Everyone has their ways of working and for me it’s spontaneity that keeps me going. A moment causes a reaction which causes art. Realism is a skill. One I was not gifted with but then again one I find rather dull at times. Art for me is expression and response. A mirror or projection of ones feeling at that time, in a place or from an experience.

I think a lot of my work has become about a balance between cool and warm, and me and the paint, and sometimes it takes that imbalance to create something unique. For example previous works have included me scratching at the surface of wet paper to reveal texture, but this can lead to rips, which in my eyes is the paper fighting back, but leaving a trace, and I aim to frame these traces.

What Callum Innes has helped me realise is that technique and style alone can sometimes be enough. In my case this will help me relax into painting again as the past few weeks have been about quantity as opposed to quality. Someone once told me that quantity turns into quality over time and I think this to be true but one must first have that confidence to go forth and produce the work that is quality. This last month for me especially I have had no problem painting but it’s the connection with my own work that is lost. This is my time to find it once more.

The involvement of water within paint is my biggest passion. It gives paint life, the chance to move in its own and be free. This creates imagery we cannot. Pure spontaneity. Unpredictable.
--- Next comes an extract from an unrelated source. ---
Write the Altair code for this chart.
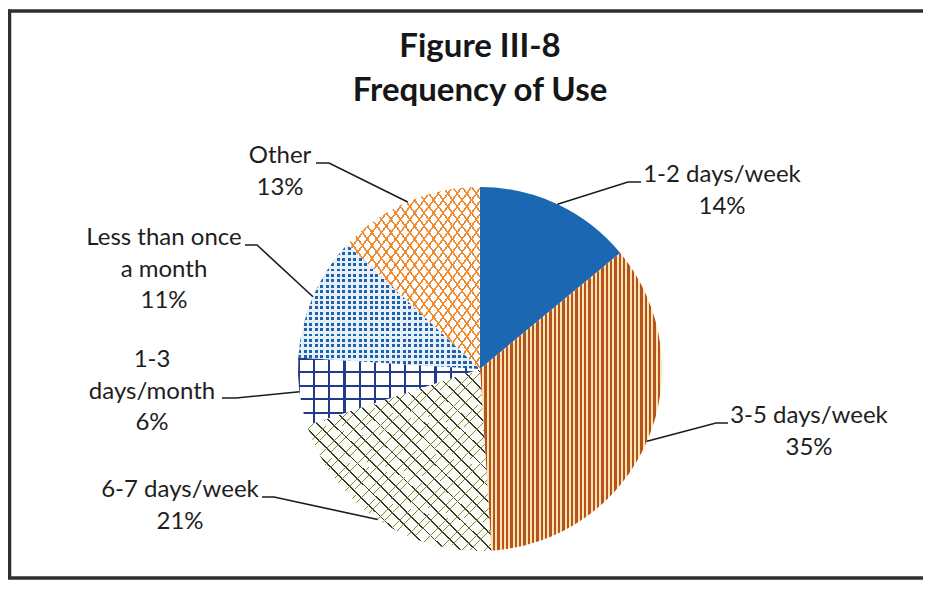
import altair as alt
import pandas as pd
import math

# ---------------- data ----------------
categories = ["1-2 days/week", "3-5 days/week", "6-7 days/week",
              "1-3 days/month", "Less than once a month", "Other"]
values = [14, 35, 21, 6, 11, 13]
label_texts = ["1-2 days/week\n14%", "3-5 days/week\n35%", "6-7 days/week\n21%",
               "1-3\ndays/month\n6%", "Less than once\na month\n11%", "Other\n13%"]
title_lines = ["Figure III-8", "Frequency of Use"]

# ---------------- layout (page px; converted to chart px below) ----------------
M = 8
W, H = 915, 573
CX, CY, R = 480 - M, 369 - M, 182
FS = 24
LH = 31.5
# label: (center x, first baseline y, leader start x, elbow x, leader y)
label_layout = {
    "1-2 days/week": (722, 182, 641, 628, 182),
    "3-5 days/week": (809, 423, 728, 716, 423),
    "6-7 days/week": (180, 497, 262, 274, 497),
    "1-3 days/month": (152, 367, 222, 236, 398),
    "Less than once a month": (164, 245, 245, 257, 245),
    "Other": (280, 163, 316, 329, 163),
}

# ---------------- tables ----------------
rows = []
cum = 0
for c, v, t in zip(categories, values, label_texts):
    rows.append(dict(cat=c, value=v, start=cum, end=cum + v, mid=cum + v / 2, text=t))
    cum += v
pie_df = pd.DataFrame(rows)

lead_rows, lab_rows = [], []
top_off = round(0.79 * FS)
for r in rows:
    lx, lb, sx, ex, ly = label_layout[r["cat"]]
    ang = r["mid"] / 100 * 2 * math.pi
    edge_x = CX + R * math.sin(ang)
    edge_y = CY - R * math.cos(ang)
    lead_rows += [
        dict(cat=r["cat"], o=0, px=sx - M, py=ly - M),
        dict(cat=r["cat"], o=1, px=ex - M, py=ly - M),
        dict(cat=r["cat"], o=2, px=edge_x, py=edge_y),
    ]
    lab_rows.append(dict(cat=r["cat"], text=r["text"], lx=lx - M, ly=lb - M - top_off))
lead_df = pd.DataFrame(lead_rows)
lab_df = pd.DataFrame(lab_rows)
title_df = pd.DataFrame({"t": ["\n".join(title_lines)]})
deco_df = pd.DataFrame({"k": [0]})

# ---------------- pattern fills (striped gradients) ----------------
TR = "rgba(255,255,255,0)"


def stripes(line, bg, n, frac, x1, y1, x2, y2):
    stops = []
    for i in range(n):
        a = round(i / n, 5)
        b = round((i + frac) / n, 5)
        c = round((i + 1) / n, 5)
        stops += [dict(offset=a, color=line), dict(offset=b, color=line),
                  dict(offset=b, color=bg), dict(offset=c, color=bg)]
    return dict(gradient="linear", x1=x1, y1=y1, x2=x2, y2=y2, stops=stops)


VERT = (0, 0, 1, 0)
HORZ = (0, 0, 0, 1)
DIAG1 = (0, 0, 1, 1)
DIAG2 = (0, 1, 1, 0)

fills = [
    ("1-2 days/week", "#1c67b1"),
    ("3-5 days/week", stripes("#b9511f", "#f8e6b2", 42, 0.56, *VERT)),
    ("6-7 days/week", stripes("#34382b", "#fbfcf6", 24, 0.12, *DIAG2)),
    ("6-7 days/week", stripes("#7f8f3c", TR, 48, 0.08, *DIAG1)),
    ("1-3 days/month", stripes("#213a8a", "#ffffff", 12, 0.14, *VERT)),
    ("1-3 days/month", stripes("#213a8a", TR, 5, 0.15, *HORZ)),
    ("Less than once a month", stripes("#1d62aa", "#e6f0fa", 33, 0.55, *VERT)),
    ("Less than once a month", stripes("#e6f0fa", TR, 23, 0.45, *HORZ)),
    ("Other", stripes("#ef8a2e", "#ffffff", 28, 0.21, *DIAG1)),
    ("Other", stripes("#ef8a2e", TR, 28, 0.21, *DIAG2)),
]

theta_scale = alt.Scale(domain=[0, 100], range=[0, 2 * math.pi])

layers = []
for cat, fill in fills:
    layers.append(
        alt.Chart(pie_df)
        .transform_filter(alt.datum.cat == cat)
        .mark_arc(fill=fill, outerRadius=R, strokeWidth=0)
        .encode(
            theta=alt.Theta("start:Q", scale=theta_scale),
            theta2="end:Q",
            x=alt.value(CX),
            y=alt.value(CY),
        )
    )

leaders = alt.Chart(lead_df).mark_line(color="#1b1b1b", strokeWidth=1.6).encode(
    x=alt.X("px:Q", scale=None),
    y=alt.Y("py:Q", scale=None),
    detail="cat:N",
    order="o:Q",
)

labels = alt.Chart(lab_df).mark_text(
    font="Lato", fontSize=FS, color="#1e1e1e", align="center", baseline="top",
    lineBreak="\n", lineHeight=LH,
).encode(
    x=alt.X("lx:Q", scale=None),
    y=alt.Y("ly:Q", scale=None),
    text="text:N",
)

title = alt.Chart(title_df).mark_text(
    font="Lato", fontSize=33, fontWeight="bold", color="#161616", align="center",
    baseline="top", lineBreak="\n", lineHeight=44,
).encode(
    x=alt.value(CX),
    y=alt.value(57 - M - round(0.79 * 33)),
    text="t:N",
)

FR = "#2f2f2f"
frame_top = alt.Chart(deco_df).mark_rule(color=FR, strokeWidth=3.5).encode(
    x=alt.value(0), x2=alt.value(W), y=alt.value(3))
frame_left = alt.Chart(deco_df).mark_rule(color=FR, strokeWidth=3.5).encode(
    x=alt.value(1.5), y=alt.value(1.5), y2=alt.value(571))
frame_bottom = alt.Chart(deco_df).mark_rule(color=FR, strokeWidth=3.5).encode(
    x=alt.value(0), x2=alt.value(W), y=alt.value(570))

chart = alt.layer(
    frame_top, frame_left, frame_bottom, *layers, leaders, labels, title
).properties(
    width=W, height=H, autosize="none", padding=0, background="white"
).configure_view(stroke=None)

chart.save("out.html", embed_options={"renderer": "svg", "actions": False})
This image shows a piece that I made after being in the park the previous week. It is from my memories of the wood, the grass and the surrounding feelings I felt. Mainly from the wind and rain but all important in my personal response. I believe that to be very important in making art. It is YOUR response, no one else’s, and each choice is important. Innes resembles these feelings in my work also. His art is about journey and movement captured in paint.

Innes has a very clear palette and style. This is apparent in all his works. Six Identified Forms is a piece that shows the contrast of light and dark. This is another element of my work I want to highlight as well as looking at the natural world and the weather, two elements I touched on in my project proposal presentation. This is a time when I can really home in on the focus of this work. Are these the subjects I really want to study?